Number of unique terms : 47668
Time cost : 1.25927734375


### FeatureHasher on raw tokens
* one can set `input_type="string"` in the FeatureHasher to vectorize the strings output directly from the customized tokenize function. 
* This is equivalent to passing a dictionary with an implied frequency of 1 for each feature name.
* FeatureHeasher with `input_type="string"` is slightly faster than the variant that works on frequency dict because it does not count repeated tokens: each token is implicitly counted once, even if it was repeated.

In [210]:
feat_hash = FeatureHasher(n_features=2**22, input_type='string')
feat_hash = test_vectorizer(feat_hash, title='on raw tokens', is_hash=True, is_raw=True)

Number of unique terms : 47668
Time cost : 1.0963690280914307


In [211]:
result_dict['vectorizer']

['DictVectorizer -- on freq dicts',
 'FeatureHasher -- on freq dicts',
 'FeatureHasher -- on raw tokens']

### Plot the results
In both cases FeatureHasher is approximately twice as fast as DictVectorizer. This is handy when dealing with large amounts of data, with the downside of losing the invertibility of the transformation, which in turn makes the interpretation of a model a more complex task.

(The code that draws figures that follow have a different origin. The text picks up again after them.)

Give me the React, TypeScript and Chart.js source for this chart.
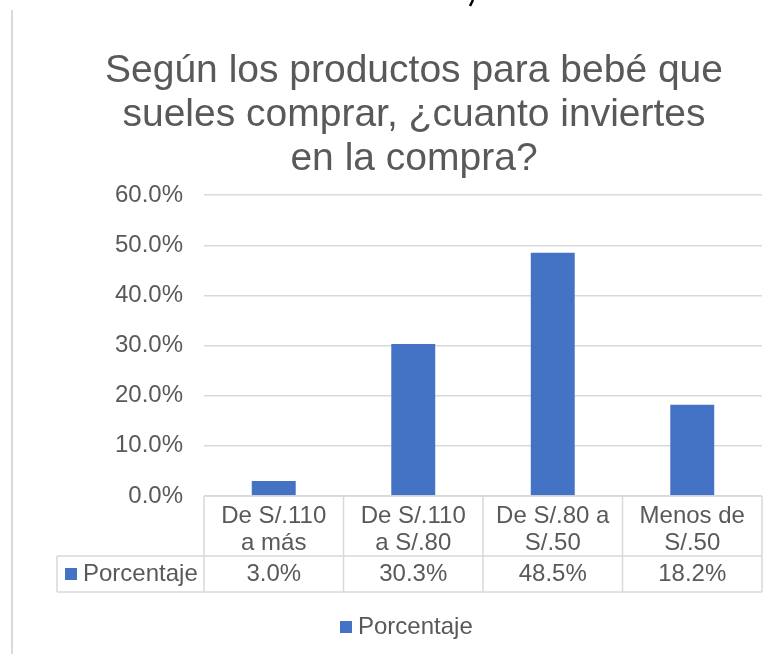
import React, { useEffect, useRef } from "react";
import { Chart, registerables } from "chart.js";

Chart.register(...registerables);

const FONT = "'Liberation Sans', Arial, sans-serif";
const TEXT = "#595959";
const GRID = "#d9d9d9";
const BAR = "#4472C4";

const titleLines = [
  "Según los productos para bebé que",
  "sueles comprar, ¿cuanto inviertes",
  "en la compra?",
];
const categories = [
  ["De S/.110", "a más"],
  ["De S/.110", "a S/.80"],
  ["De S/.80 a", "S/.50"],
  ["Menos de", "S/.50"],
];
const seriesName = "Porcentaje";
const values = [0.03, 0.303, 0.485, 0.182];
const yMin = 0;
const yMax = 0.6;
const yStep = 0.1;

const fmtPct = (v: number) => (v * 100).toFixed(1) + "%";

const tablePlugin = {
  id: "dataTable",
  afterDraw(chart: any) {
    const { ctx, chartArea } = chart;
    const x = chart.scales.x;
    const n = values.length;
    const catW = (chartArea.right - chartArea.left) / n;
    const top = chartArea.bottom;
    const row1 = top + 60;
    const row2 = row1 + 36;
    const leftCol = 57;

    const line = (x1: number, y1: number, x2: number, y2: number) => {
      ctx.beginPath();
      ctx.moveTo(x1, y1);
      ctx.lineTo(x2, y2);
      ctx.stroke();
    };

    ctx.save();
    // page artifacts
    ctx.strokeStyle = GRID;
    ctx.lineWidth = 2;
    line(12, 10, 12, chart.height);
    ctx.strokeStyle = "#000";
    ctx.lineWidth = 2.5;
    line(473, 0, 470, 6);

    // table grid
    ctx.strokeStyle = GRID;
    ctx.lineWidth = 1.5;
    line(chartArea.left, top, chartArea.right, top);
    line(leftCol, row1, chartArea.right, row1);
    line(leftCol, row2, chartArea.right, row2);
    for (let i = 0; i <= n; i++) {
      const xi = chartArea.left + i * catW;
      line(xi, top, xi, row2);
    }
    line(leftCol, row1, leftCol, row2);

    // texts
    ctx.fillStyle = TEXT;
    ctx.font = `24px ${FONT}`;
    ctx.textAlign = "center";
    ctx.textBaseline = "middle";
    for (let i = 0; i < n; i++) {
      const cx = x.getPixelForValue(i);
      categories[i].forEach((t, j) => ctx.fillText(t, cx, top + 20 + j * 27));
      ctx.fillText(fmtPct(values[i]), cx, row1 + 18);
    }

    // series key in table
    ctx.fillStyle = BAR;
    ctx.fillRect(65, row1 + 12, 12, 12);
    ctx.fillStyle = TEXT;
    ctx.textAlign = "left";
    ctx.fillText(seriesName, 83, row1 + 18);

    // legend
    const ly = row2 + 35;
    ctx.fillStyle = BAR;
    ctx.fillRect(340, ly - 6, 12, 12);
    ctx.fillStyle = TEXT;
    ctx.fillText(seriesName, 358, ly);
    ctx.restore();
  },
};

export default function App() {
  const ref = useRef<HTMLCanvasElement>(null);
  useEffect(() => {
    document.body.style.margin = "0";
    const chart = new Chart(ref.current!, {
      type: "bar",
      data: {
        labels: categories as any,
        datasets: [
          {
            label: seriesName,
            data: values,
            backgroundColor: BAR,
            barPercentage: 0.315,
            categoryPercentage: 1,
          },
        ],
      },
      options: {
        responsive: false,
        animation: false,
        layout: { padding: { left: 66, right: 17, top: 0, bottom: 0 } },
        plugins: {
          legend: { display: false },
          tooltip: { enabled: false },
          title: {
            display: true,
            text: titleLines,
            color: TEXT,
            font: { family: FONT, size: 39, weight: "normal", lineHeight: 1.13 },
            padding: { top: 49, bottom: 14 },
          },
        },
        scales: {
          x: {
            offset: true,
            grid: { display: false },
            border: { display: false },
            ticks: { display: false },
            afterFit: (s: any) => {
              s.height = 158;
            },
          },
          y: {
            min: yMin,
            max: yMax,
            ticks: {
              stepSize: yStep,
              callback: (v: any) => fmtPct(Number(v)),
              color: TEXT,
              font: { family: FONT, size: 24 },
              padding: 21,
            },
            grid: { color: GRID, lineWidth: 1.5, drawTicks: false },
            border: { display: false },
            afterFit: (s: any) => {
              s.width = 138;
            },
          },
        },
      },
      plugins: [tablePlugin],
    });
    return () => chart.destroy();
  }, []);
  return <canvas ref={ref} width={779} height={654} style={{ display: "block" }} />;
}
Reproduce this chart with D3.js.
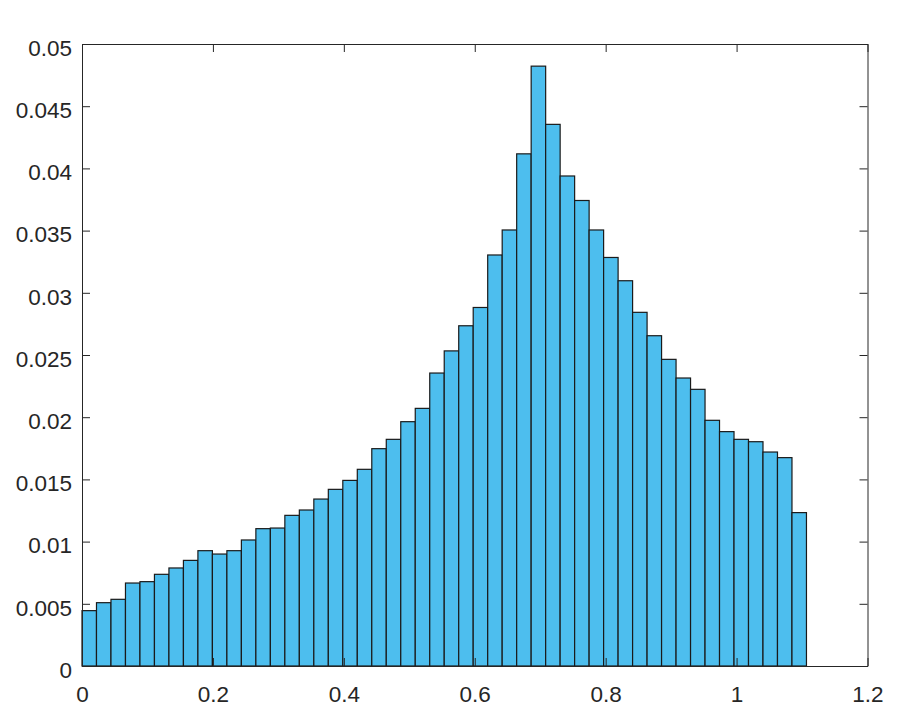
<!DOCTYPE html>
<html>
<head>
<meta charset="utf-8">
<script src="https://cdn.jsdelivr.net/npm/d3@7"></script>
<style>
  html, body { margin: 0; padding: 0; background: #fff; }
  svg { display: block; }
</style>
</head>
<body>
<svg id="chart" width="906" height="721"></svg>
<script>
// Histogram bin heights (probability), 50 equal bins starting at 0
const binValues = [0.00445, 0.00509, 0.00536, 0.00667, 0.00678, 0.00737, 0.00788, 0.00849, 0.00927, 0.00900,
  0.00927, 0.01013, 0.01104, 0.01109, 0.01211, 0.01254, 0.01342, 0.01420, 0.01492, 0.01581,
  0.01747, 0.01822, 0.01964, 0.02071, 0.02355, 0.02533, 0.02735, 0.02882, 0.03304, 0.03505,
  0.04117, 0.04822, 0.04354, 0.03939, 0.03742, 0.03505, 0.03284, 0.03097, 0.02843, 0.02655,
  0.02465, 0.02315, 0.02224, 0.01975, 0.01884, 0.01822, 0.01803, 0.01720, 0.01675, 0.01233];
const binStart = 0;
const binWidth = 0.022135;
const xTicks = [0, 0.2, 0.4, 0.6, 0.8, 1, 1.2];
const xTickLabels = ["0", "0.2", "0.4", "0.6", "0.8", "1", "1.2"];
const yTicks = [0, 0.005, 0.01, 0.015, 0.02, 0.025, 0.03, 0.035, 0.04, 0.045, 0.05];
const yTickLabels = ["0", "0.005", "0.01", "0.015", "0.02", "0.025", "0.03", "0.035", "0.04", "0.045", "0.05"];

const margin = {left: 82, right: 906 - 867.5, top: 44, bottom: 721 - 666};
const W = 906, H = 721;
const svg = d3.select("#chart");

const x = d3.scaleLinear().domain([0, 1.2]).range([margin.left, W - margin.right]);
const y = d3.scaleLinear().domain([0, 0.05]).range([H - margin.bottom, margin.top]);

const bins = binValues.map((v, i) => ({x0: binStart + i * binWidth, x1: binStart + (i + 1) * binWidth, v}));

// bars
svg.append("g").selectAll("rect").data(bins).join("rect")
  .attr("x", d => x(d.x0))
  .attr("y", d => y(d.v))
  .attr("width", d => x(d.x1) - x(d.x0))
  .attr("height", d => y(0) - y(d.v))
  .attr("fill", "#4DBEEE")
  .attr("stroke", "#1a1a1a")
  .attr("stroke-width", 1.2);

const axisColor = "#262626";
const font = "'Liberation Sans', Arial, Helvetica, sans-serif";
const tickLen = 8;

// Bottom axis (ticks inward)
const gx = svg.append("g").attr("transform", `translate(0,${y(0)})`)
  .call(d3.axisBottom(x).tickValues(xTicks).tickFormat((d, i) => xTickLabels[i]).tickSizeInner(-tickLen).tickSizeOuter(0).tickPadding(24));
gx.select(".domain").attr("stroke", axisColor);
gx.selectAll(".tick line").attr("stroke", axisColor);
gx.selectAll(".tick text").attr("fill", axisColor).style("font-family", font).style("font-size", "22.5px")
  .attr("dy", "0.71em").attr("y", 20);

// Top axis ticks
const gxt = svg.append("g").attr("transform", `translate(0,${y(0.05)})`)
  .call(d3.axisTop(x).tickValues(xTicks).tickFormat("").tickSizeInner(-tickLen).tickSizeOuter(0));
gxt.select(".domain").attr("stroke", axisColor);
gxt.selectAll(".tick line").attr("stroke", axisColor);

// Left axis
const gy = svg.append("g").attr("transform", `translate(${x(0)},0)`)
  .call(d3.axisLeft(y).tickValues(yTicks).tickFormat((d, i) => yTickLabels[i]).tickSizeInner(-tickLen).tickSizeOuter(0));
gy.select(".domain").attr("stroke", axisColor);
gy.selectAll(".tick line").attr("stroke", axisColor);
gy.selectAll(".tick text").attr("fill", axisColor).style("font-family", font).style("font-size", "22.5px")
  .attr("x", -10).attr("dy", "0.5em");

// Right axis ticks
const gyr = svg.append("g").attr("transform", `translate(${x(1.2)},0)`)
  .call(d3.axisRight(y).tickValues(yTicks).tickFormat("").tickSizeInner(-tickLen).tickSizeOuter(0));
gyr.select(".domain").attr("stroke", axisColor);
gyr.selectAll(".tick line").attr("stroke", axisColor);
</script>
</body>
</html>
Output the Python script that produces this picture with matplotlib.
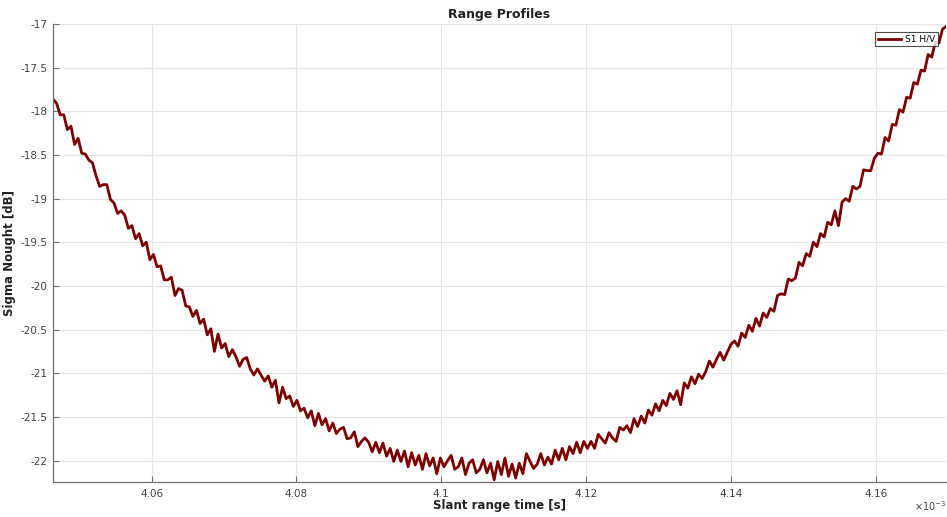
import numpy as np
import matplotlib
matplotlib.use("Agg")
import matplotlib.pyplot as plt
from matplotlib.ticker import FuncFormatter, MultipleLocator

# Slant range time (x 1e-3 s) range of the samples
t_start = 4.0464
t_end = 4.1697

# Sigma nought samples [dB]
sigma0 = [
    -17.86, -17.91, -18.04, -18.04, -18.21, -18.17, -18.38, -18.31, -18.48, -18.49,
    -18.56, -18.59, -18.74, -18.86, -18.84, -18.84, -19.01, -19.05, -19.17, -19.14,
    -19.19, -19.34, -19.31, -19.46, -19.40, -19.54, -19.50, -19.70, -19.64, -19.78,
    -19.77, -19.93, -19.93, -19.90, -20.11, -20.03, -20.05, -20.23, -20.24, -20.35,
    -20.28, -20.43, -20.38, -20.56, -20.49, -20.75, -20.55, -20.71, -20.66, -20.81,
    -20.73, -20.81, -20.92, -20.84, -20.82, -20.95, -21.02, -20.95, -21.02, -21.09,
    -21.03, -21.16, -21.08, -21.34, -21.16, -21.29, -21.26, -21.38, -21.31, -21.43,
    -21.40, -21.51, -21.43, -21.60, -21.46, -21.59, -21.52, -21.66, -21.57, -21.69,
    -21.64, -21.62, -21.75, -21.74, -21.67, -21.84, -21.78, -21.74, -21.79, -21.90,
    -21.79, -21.91, -21.80, -21.95, -21.86, -22.01, -21.88, -22.01, -21.89, -22.07,
    -21.91, -22.05, -21.94, -22.10, -21.92, -22.06, -21.97, -22.15, -21.97, -22.07,
    -22.00, -21.94, -22.10, -22.07, -21.97, -22.16, -22.03, -21.99, -22.14, -22.10,
    -21.99, -22.14, -22.03, -22.22, -22.01, -22.16, -21.97, -22.18, -22.04, -22.20,
    -22.03, -22.15, -21.92, -22.01, -22.09, -22.04, -21.92, -22.05, -21.96, -22.04,
    -21.88, -21.99, -21.86, -21.99, -21.84, -21.92, -21.79, -21.91, -21.78, -21.86,
    -21.78, -21.86, -21.70, -21.75, -21.80, -21.68, -21.74, -21.78, -21.62, -21.65,
    -21.60, -21.68, -21.52, -21.61, -21.49, -21.57, -21.42, -21.48, -21.35, -21.43,
    -21.31, -21.37, -21.23, -21.30, -21.20, -21.36, -21.11, -21.17, -21.04, -21.12,
    -21.01, -21.06, -20.98, -20.86, -20.93, -20.84, -20.76, -20.85, -20.76, -20.67,
    -20.63, -20.69, -20.54, -20.59, -20.45, -20.52, -20.37, -20.46, -20.31, -20.36,
    -20.26, -20.29, -20.11, -20.09, -20.10, -19.92, -19.94, -19.91, -19.73, -19.77,
    -19.63, -19.66, -19.50, -19.55, -19.40, -19.44, -19.27, -19.30, -19.14, -19.31,
    -19.04, -19.00, -19.03, -18.86, -18.89, -18.86, -18.67, -18.68, -18.68, -18.54,
    -18.48, -18.49, -18.30, -18.34, -18.15, -18.16, -17.98, -18.01, -17.84, -17.85,
    -17.67, -17.69, -17.53, -17.54, -17.35, -17.38, -17.21, -17.22, -17.06, -17.03,
]
time_ms = np.linspace(t_start, t_end, len(sigma0))

title = "Range Profiles"
xlabel = "Slant range time [s]"
ylabel = "Sigma Nought [dB]"
series_label = "S1 H/V"
x_ticks = [4.06, 4.08, 4.10, 4.12, 4.14, 4.16]

fig = plt.figure(figsize=(9.47, 5.17), dpi=100)
ax = fig.add_axes([0.056, 0.0677, 0.943, 0.886])

ax.plot(time_ms, sigma0, color="#7d0000", lw=2.0, label=series_label)

ax.set_xlim(t_start, t_end)
ax.set_ylim(-22.245, -17.0)
ax.set_xticks(x_ticks)
ax.yaxis.set_major_locator(MultipleLocator(0.5))
fmt = FuncFormatter(lambda v, p: f"{v:g}")
ax.xaxis.set_major_formatter(fmt)
ax.yaxis.set_major_formatter(fmt)

ax.grid(True, color="#e3e3e3", lw=0.8)
ax.set_axisbelow(True)
for s in ("top", "right"):
    ax.spines[s].set_visible(False)
for s in ("left", "bottom"):
    ax.spines[s].set_color("#707070")
    ax.spines[s].set_linewidth(0.9)
ax.tick_params(direction="in", length=4, width=0.8, colors="#707070",
               labelcolor="#404040", labelsize=7.5, pad=4)
ax.tick_params(axis="x", pad=5)

ax.set_title(title, fontsize=9, fontweight="bold", color="#222222", pad=4)
ax.set_xlabel(xlabel, fontsize=8.5, fontweight="bold", color="#222222", labelpad=0)
ax.set_ylabel(ylabel, fontsize=8.5, fontweight="bold", color="#222222", labelpad=3)

fig.text(0.999, 0.008, r"$\times10^{-3}$", fontsize=7, color="#404040",
         ha="right", va="bottom")

leg = ax.legend(loc="upper right", fontsize=6.5, frameon=True, fancybox=False,
                borderaxespad=0.9, handlelength=2.6, borderpad=0.3,
                handletextpad=0.4)
leg.get_frame().set_edgecolor("#222222")
leg.get_frame().set_linewidth(0.8)

fig.savefig("out.png", dpi=100)
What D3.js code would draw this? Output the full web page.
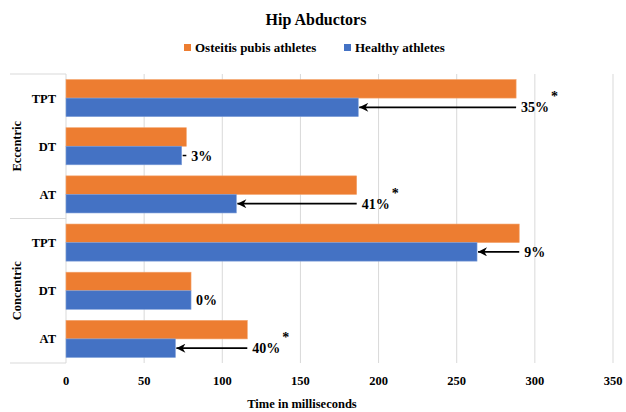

The FeatureHeasher with `input_type="string"` is slightly faster than the variant that works on frequency dict because it does not count repeated tokens: each token is implicitly counted once, even if it was repeated. Depending on the downstream machine learning task, it can be a limitation or not.

In [168]:
plt.figure(figsize=(15,4))
plt.barh(result_dict['vectorizer'], result_dict['duration'] );
plt.xlabel('Time cost')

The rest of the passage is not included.